Primary LanguageJupyter Notebook

PySpark Stock Exchange Data Analysis

📈 Stock Exchange data analysis using PySpark.

Notebook Printscreen

Context

This project is my "hello world" with PySpark, originated from a practice activity of IGTI's Data Science Bootcamp. It consists in application of PySpark to perform a simple data analysis using a Stock Exchange dataset, which was extracted from this Kaggle repository.

Reproducing analysis

Running on Colab

The easiest way to reproduce this analysis is by using Google Colab. You will just need to import quiz_colab.ipynb and all_stocks_5yr.csv files in a new Colab's session and run it.

Running locally

I choose to create a environment with Jupyter and Spark in my local machine using a Docker Compose file, which uses Jupyter PySpark Notebook image. Details of Docker Compose installation can be found on it's official documentation.

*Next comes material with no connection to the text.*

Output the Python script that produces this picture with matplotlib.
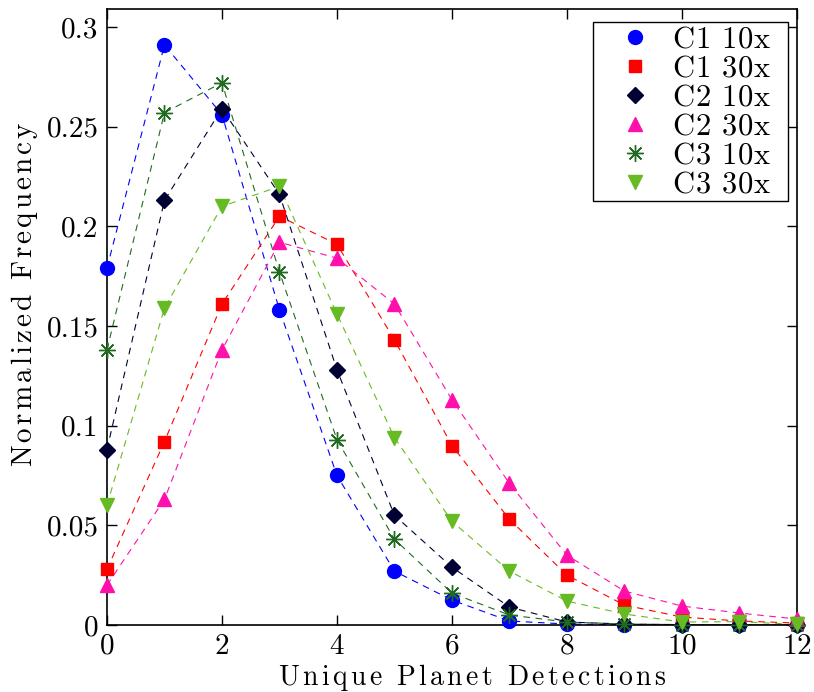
import matplotlib
matplotlib.use("Agg")
import matplotlib.pyplot as plt
from matplotlib.patches import Rectangle

plt.rcParams['font.family'] = ['cmr10', 'DejaVu Serif']
plt.rcParams['axes.formatter.use_mathtext'] = True
plt.rcParams['mathtext.fontset'] = 'cm'

x = list(range(13))
labels = ["C1 10x", "C1 30x", "C2 10x", "C2 30x", "C3 10x", "C3 30x"]
c1_10 = [0.179, 0.291, 0.256, 0.158, 0.075, 0.027, 0.0125, 0.002, 0.0005, 0.0002, 0.0, 0.0, 0.0]
c1_30 = [0.028, 0.092, 0.161, 0.205, 0.191, 0.143, 0.090, 0.053, 0.025, 0.010, 0.004, 0.002, 0.001]
c2_10 = [0.088, 0.213, 0.259, 0.216, 0.128, 0.055, 0.029, 0.009, 0.0015, 0.0005, 0.0002, 0.0, 0.0]
c2_30 = [0.020, 0.063, 0.138, 0.192, 0.184, 0.161, 0.113, 0.071, 0.035, 0.017, 0.0095, 0.006, 0.003]
c3_10 = [0.138, 0.257, 0.272, 0.177, 0.093, 0.043, 0.016, 0.005, 0.0015, 0.0005, 0.0002, 0.0, 0.0]
c3_30 = [0.060, 0.159, 0.210, 0.220, 0.156, 0.094, 0.052, 0.027, 0.012, 0.0055, 0.0015, 0.0017, 0.0003]
series = [c1_10, c1_30, c2_10, c2_30, c3_10, c3_30]
xlabel_text = "Unique Planet Detections"
ylabel_text = "Normalized Frequency"

colors = ["#0000ff", "#ff0000", "#000033", "#ff10aa", "#1f6b1f", "#66bb22"]
markers = ["o", "s", "D", "^", (8, 2, 0), "v"]
msizes = [10, 8, 8.5, 10.5, 12, 10.5]


def spaced(s, sp):
    parts = []
    for ch in s:
        if ch == " ":
            parts.append(r"\hspace{%.3f}" % (0.33 + sp))
        else:
            parts.append(r"\mathrm{%s}\hspace{%.3f}" % (ch, sp))
    return "$" + "".join(parts) + "$"


fig = plt.figure(figsize=(8.14, 6.92), dpi=100)
ax = fig.add_axes([0.1314, 0.0968, 0.8477, 0.8902])

for ys, c in zip(series, colors):
    ax.plot(x, ys, linestyle=(0, (6, 5)), linewidth=0.8, color=c)
for ys, lab, c, m, ms in zip(series, labels, colors, markers, msizes):
    ax.plot(x, ys, linestyle='none', marker=m, markersize=ms, color=c,
            markeredgecolor=c, markeredgewidth=1.0, label=spaced(lab, 0.035),
            clip_on=False, zorder=3)

ax.set_xlim(0, 12)
ax.set_ylim(0, 0.309)
ax.set_xticks([0, 2, 4, 6, 8, 10, 12])
ax.set_yticks([0, 0.05, 0.1, 0.15, 0.2, 0.25, 0.3])
ax.set_yticklabels(["0", "0.05", "0.1", "0.15", "0.2", "0.25", "0.3"])
ax.tick_params(direction='in', top=True, right=True, length=7, width=1, labelsize=21, pad=6)
for s in ax.spines.values():
    s.set_linewidth(1.2)

ax.set_xlabel(spaced(xlabel_text, 0.14), fontsize=20)
ax.xaxis.set_label_coords(0.53, -0.060)
ax.set_ylabel(spaced(ylabel_text, 0.12), fontsize=21)
ax.yaxis.set_label_coords(-0.097, 0.537)

# legend frame (MATLAB-style box with wider right margin)
box_l, box_r, box_t, box_b = 0.7043, 0.987, 0.979, 0.6883
ax.add_patch(Rectangle((box_l, box_b), box_r - box_l, box_t - box_b, transform=ax.transAxes,
                       facecolor='white', edgecolor='black', linewidth=1.0, zorder=4))
leg = ax.legend(loc='upper left', fontsize=22, frameon=False,
                handlelength=2.45, handletextpad=0.0,
                borderpad=0.15, labelspacing=0.05, borderaxespad=0.0,
                bbox_to_anchor=(box_l, box_t))
leg.set_zorder(5)

fig.savefig("out.png", dpi=100)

Since you have it installed in your machine, all you need is run the following commands in a terminal window:

  1. Clone repository:
$ git clone https://github.com/lucasfusinato/pyspark-stock-exchange-analysis
  1. Open project's folder:
$ cd pyspark-stock-exchange-analysis
  1. Start containers:
$ docker-compose up -d

And that's all! Now, you should be able to access notebook (and also running it by yourself) by clicking on this link.

Built with

  • Docker Compose: Docker container's run specification tool;
  • Jupyter: notebook execution environment;
  • Spark: engine for large-scale data analytics;
  • PySpark: interface for Apache Spark in Python.